European astronomers are learning from the American experience. In the 1960s, unlimited resources were pumped into the US space dream as the battle between the superpowers unfolded. But, following early public successes, the programme slowed in the 1980s. "From the late 1970s until the early 1990s Nasa, frankly, got into a bit of a mess," says Ken Pounds, chief executive of the Particle Physics and Astronomy Research Council. "The agency got involved in large projects that fell behind schedule and produced relatively little."

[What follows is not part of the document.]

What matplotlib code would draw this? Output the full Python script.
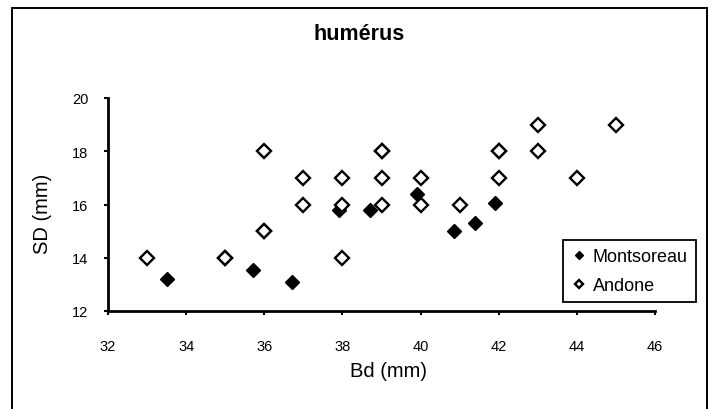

While Nasa was struggling with massively expensive missions, European and Japanese space science, with less of a tradition for courting the media, was growing and, recently, finally delivering results. Paul Murdin, head of astronomy at PPARC, says: "There is a resurgence in astronomy, certainly in the UK. In the 1960s we were watching a US success. Like all spectator sports, it is not like partaking. We have been building up for 30 years. But space science is now flowering in Europe and Britain."
But funding undoubtedly remains a huge challenge for the future. Already Nasa has agreed to run smaller, cheaper and faster programmes. The push to do so has been encouraged by the quick and cheap moon mission Clementine - launched by the Department of Defense on Strategic Defense initiative funds, not by Nasa. In Britain, cuts to the ground-based programme are well publicised and many believe that in Europe too, smaller, cheaper missions may soon become the norm. Faced with such conditions all the signs are that the hyping of space programmes and results will continue apace. But a new picture of the universe is, slowly, beginning to emerge.